TASK INSTRUCTIONS: Below, locate the line that contains "What Bokeh code". Repeat exactly from that line to the line that contains "mids.append((t0 + t1) / 2)", inclusive, leaving out the pictures.

DATA IN THIS EXERCISE:
________________________________________

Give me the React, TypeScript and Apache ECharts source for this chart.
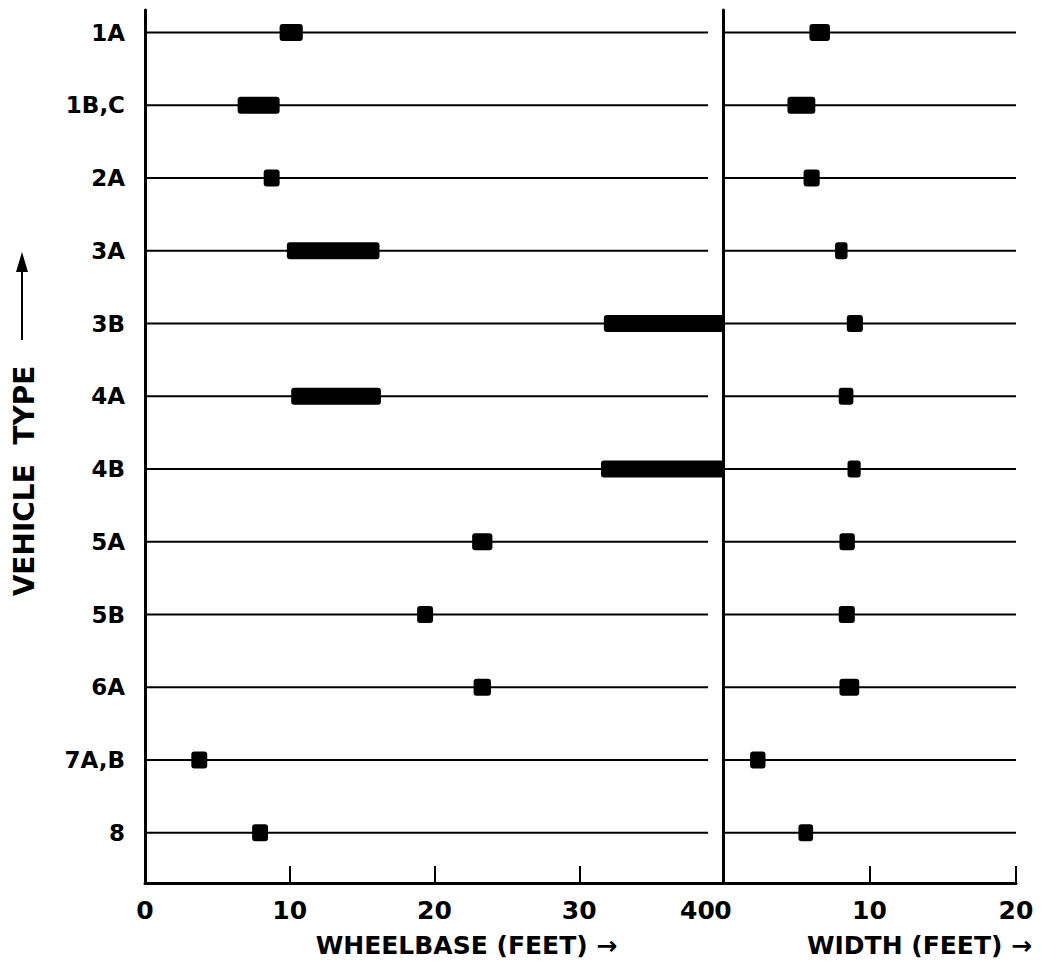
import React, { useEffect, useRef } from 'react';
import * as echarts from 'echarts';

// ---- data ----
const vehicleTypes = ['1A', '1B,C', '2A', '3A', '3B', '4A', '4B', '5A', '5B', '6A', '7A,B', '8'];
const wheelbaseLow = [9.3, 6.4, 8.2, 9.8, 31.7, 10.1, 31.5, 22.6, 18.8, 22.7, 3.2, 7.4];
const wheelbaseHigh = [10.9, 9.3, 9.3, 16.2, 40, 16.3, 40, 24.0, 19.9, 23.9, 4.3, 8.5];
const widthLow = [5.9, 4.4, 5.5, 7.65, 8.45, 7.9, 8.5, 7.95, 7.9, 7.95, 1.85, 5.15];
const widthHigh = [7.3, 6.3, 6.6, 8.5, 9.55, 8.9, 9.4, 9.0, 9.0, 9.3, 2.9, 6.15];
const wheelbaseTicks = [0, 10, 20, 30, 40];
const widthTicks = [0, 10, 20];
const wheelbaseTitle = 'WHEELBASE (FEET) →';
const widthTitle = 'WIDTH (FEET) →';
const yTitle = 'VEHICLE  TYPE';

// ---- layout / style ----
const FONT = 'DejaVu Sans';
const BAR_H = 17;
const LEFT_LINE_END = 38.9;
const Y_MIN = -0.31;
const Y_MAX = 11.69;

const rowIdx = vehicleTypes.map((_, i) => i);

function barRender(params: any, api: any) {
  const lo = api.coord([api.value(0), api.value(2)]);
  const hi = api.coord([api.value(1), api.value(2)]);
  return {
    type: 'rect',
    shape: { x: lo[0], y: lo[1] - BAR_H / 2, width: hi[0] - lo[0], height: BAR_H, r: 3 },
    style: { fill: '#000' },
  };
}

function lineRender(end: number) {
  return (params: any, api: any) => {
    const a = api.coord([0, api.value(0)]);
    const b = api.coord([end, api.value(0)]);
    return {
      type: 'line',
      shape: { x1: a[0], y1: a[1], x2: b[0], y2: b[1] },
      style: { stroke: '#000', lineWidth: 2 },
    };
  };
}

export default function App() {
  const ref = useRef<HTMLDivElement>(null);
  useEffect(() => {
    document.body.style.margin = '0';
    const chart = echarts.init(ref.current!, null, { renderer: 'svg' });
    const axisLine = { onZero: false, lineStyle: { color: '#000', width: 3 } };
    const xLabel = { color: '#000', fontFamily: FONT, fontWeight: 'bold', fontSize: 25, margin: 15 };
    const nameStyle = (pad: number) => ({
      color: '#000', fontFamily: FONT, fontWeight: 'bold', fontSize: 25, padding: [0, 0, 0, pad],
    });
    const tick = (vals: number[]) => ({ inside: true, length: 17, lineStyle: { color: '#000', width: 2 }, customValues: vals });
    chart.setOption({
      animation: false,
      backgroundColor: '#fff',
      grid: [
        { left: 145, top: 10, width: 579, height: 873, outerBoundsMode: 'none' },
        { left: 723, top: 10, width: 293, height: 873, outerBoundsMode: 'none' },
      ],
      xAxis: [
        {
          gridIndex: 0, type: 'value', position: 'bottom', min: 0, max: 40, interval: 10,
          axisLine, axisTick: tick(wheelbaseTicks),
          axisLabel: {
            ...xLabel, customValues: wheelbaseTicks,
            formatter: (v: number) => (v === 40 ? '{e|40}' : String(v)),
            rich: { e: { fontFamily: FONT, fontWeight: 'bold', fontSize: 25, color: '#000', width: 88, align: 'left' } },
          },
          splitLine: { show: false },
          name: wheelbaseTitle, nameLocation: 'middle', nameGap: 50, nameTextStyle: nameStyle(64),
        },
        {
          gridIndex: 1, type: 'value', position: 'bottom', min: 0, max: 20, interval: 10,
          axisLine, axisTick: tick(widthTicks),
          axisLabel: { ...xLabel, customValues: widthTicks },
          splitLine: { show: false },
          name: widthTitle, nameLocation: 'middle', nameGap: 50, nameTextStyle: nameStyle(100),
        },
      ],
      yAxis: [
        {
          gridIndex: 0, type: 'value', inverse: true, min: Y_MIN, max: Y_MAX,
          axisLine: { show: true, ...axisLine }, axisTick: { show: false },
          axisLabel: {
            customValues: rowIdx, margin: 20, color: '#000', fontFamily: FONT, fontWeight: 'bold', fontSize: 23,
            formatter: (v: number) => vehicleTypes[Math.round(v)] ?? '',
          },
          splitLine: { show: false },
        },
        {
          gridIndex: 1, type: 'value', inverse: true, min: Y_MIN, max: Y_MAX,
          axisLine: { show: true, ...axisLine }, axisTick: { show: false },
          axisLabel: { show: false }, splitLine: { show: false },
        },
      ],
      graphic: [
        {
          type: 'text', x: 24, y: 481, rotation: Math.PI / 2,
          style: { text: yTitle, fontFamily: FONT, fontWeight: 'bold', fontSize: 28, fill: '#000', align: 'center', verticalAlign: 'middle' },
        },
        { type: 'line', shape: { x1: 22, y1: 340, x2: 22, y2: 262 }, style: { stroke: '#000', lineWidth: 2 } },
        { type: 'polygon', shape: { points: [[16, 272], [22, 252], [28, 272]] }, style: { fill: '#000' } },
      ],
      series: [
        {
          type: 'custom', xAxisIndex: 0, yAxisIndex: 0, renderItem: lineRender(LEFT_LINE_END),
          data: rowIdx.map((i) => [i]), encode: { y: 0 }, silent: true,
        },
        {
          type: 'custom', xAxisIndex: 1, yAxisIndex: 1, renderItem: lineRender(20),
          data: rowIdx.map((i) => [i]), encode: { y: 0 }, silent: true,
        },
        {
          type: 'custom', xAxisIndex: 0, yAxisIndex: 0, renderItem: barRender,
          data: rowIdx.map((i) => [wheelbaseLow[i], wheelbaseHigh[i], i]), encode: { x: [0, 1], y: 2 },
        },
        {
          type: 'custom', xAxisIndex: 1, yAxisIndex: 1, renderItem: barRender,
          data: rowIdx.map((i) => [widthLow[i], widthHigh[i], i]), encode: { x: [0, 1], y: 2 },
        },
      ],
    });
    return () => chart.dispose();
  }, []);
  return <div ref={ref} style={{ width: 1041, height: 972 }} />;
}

________________________________________

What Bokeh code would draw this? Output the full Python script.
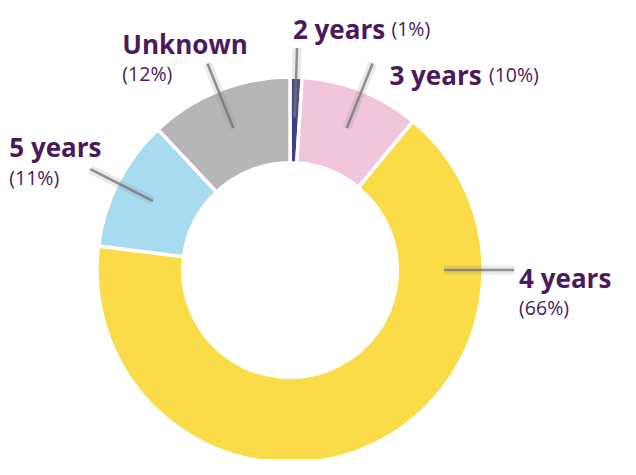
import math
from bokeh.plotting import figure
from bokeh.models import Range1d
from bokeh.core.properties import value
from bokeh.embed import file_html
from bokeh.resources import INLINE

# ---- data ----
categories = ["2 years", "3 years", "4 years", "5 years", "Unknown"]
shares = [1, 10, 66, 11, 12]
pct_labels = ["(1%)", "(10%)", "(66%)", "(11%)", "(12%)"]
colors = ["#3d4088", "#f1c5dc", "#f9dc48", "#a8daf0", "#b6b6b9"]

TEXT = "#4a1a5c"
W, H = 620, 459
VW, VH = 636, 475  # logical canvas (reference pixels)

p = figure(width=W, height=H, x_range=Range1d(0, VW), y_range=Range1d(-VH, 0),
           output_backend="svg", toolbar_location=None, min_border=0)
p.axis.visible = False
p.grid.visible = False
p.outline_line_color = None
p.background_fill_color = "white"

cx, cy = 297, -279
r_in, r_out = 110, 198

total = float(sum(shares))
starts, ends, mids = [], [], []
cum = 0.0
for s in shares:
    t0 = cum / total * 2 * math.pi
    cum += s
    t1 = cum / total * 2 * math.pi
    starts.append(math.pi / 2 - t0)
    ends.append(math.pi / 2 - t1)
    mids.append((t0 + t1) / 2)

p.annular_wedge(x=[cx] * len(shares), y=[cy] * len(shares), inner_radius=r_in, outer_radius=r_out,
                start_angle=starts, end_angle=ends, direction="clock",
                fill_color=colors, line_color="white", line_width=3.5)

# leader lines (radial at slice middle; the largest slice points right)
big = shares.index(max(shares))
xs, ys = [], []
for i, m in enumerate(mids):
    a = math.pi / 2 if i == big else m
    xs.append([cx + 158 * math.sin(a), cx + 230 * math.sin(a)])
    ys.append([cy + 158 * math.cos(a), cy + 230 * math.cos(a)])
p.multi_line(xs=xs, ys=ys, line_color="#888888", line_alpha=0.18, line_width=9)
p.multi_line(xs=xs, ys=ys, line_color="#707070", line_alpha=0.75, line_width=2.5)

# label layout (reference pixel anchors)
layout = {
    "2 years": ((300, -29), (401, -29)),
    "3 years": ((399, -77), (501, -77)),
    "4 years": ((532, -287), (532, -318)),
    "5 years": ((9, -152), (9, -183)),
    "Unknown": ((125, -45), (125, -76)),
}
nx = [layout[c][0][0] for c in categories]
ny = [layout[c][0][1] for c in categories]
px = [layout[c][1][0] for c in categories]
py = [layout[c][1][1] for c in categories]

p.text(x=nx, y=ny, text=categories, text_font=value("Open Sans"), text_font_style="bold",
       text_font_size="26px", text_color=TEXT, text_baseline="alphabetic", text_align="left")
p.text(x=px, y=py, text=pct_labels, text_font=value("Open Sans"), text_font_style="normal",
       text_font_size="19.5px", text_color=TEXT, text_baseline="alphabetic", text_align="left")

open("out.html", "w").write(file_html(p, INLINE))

________________________________________

RESPONSE BELOW:
What Bokeh code would draw this? Output the full Python script.
import math
from bokeh.plotting import figure
from bokeh.models import Range1d
from bokeh.core.properties import value
from bokeh.embed import file_html
from bokeh.resources import INLINE

# ---- data ----
categories = ["2 years", "3 years", "4 years", "5 years", "Unknown"]
shares = [1, 10, 66, 11, 12]
pct_labels = ["(1%)", "(10%)", "(66%)", "(11%)", "(12%)"]
colors = ["#3d4088", "#f1c5dc", "#f9dc48", "#a8daf0", "#b6b6b9"]

TEXT = "#4a1a5c"
W, H = 620, 459
VW, VH = 636, 475  # logical canvas (reference pixels)

p = figure(width=W, height=H, x_range=Range1d(0, VW), y_range=Range1d(-VH, 0),
           output_backend="svg", toolbar_location=None, min_border=0)
p.axis.visible = False
p.grid.visible = False
p.outline_line_color = None
p.background_fill_color = "white"

cx, cy = 297, -279
r_in, r_out = 110, 198

total = float(sum(shares))
starts, ends, mids = [], [], []
cum = 0.0
for s in shares:
    t0 = cum / total * 2 * math.pi
    cum += s
    t1 = cum / total * 2 * math.pi
    starts.append(math.pi / 2 - t0)
    ends.append(math.pi / 2 - t1)
    mids.append((t0 + t1) / 2)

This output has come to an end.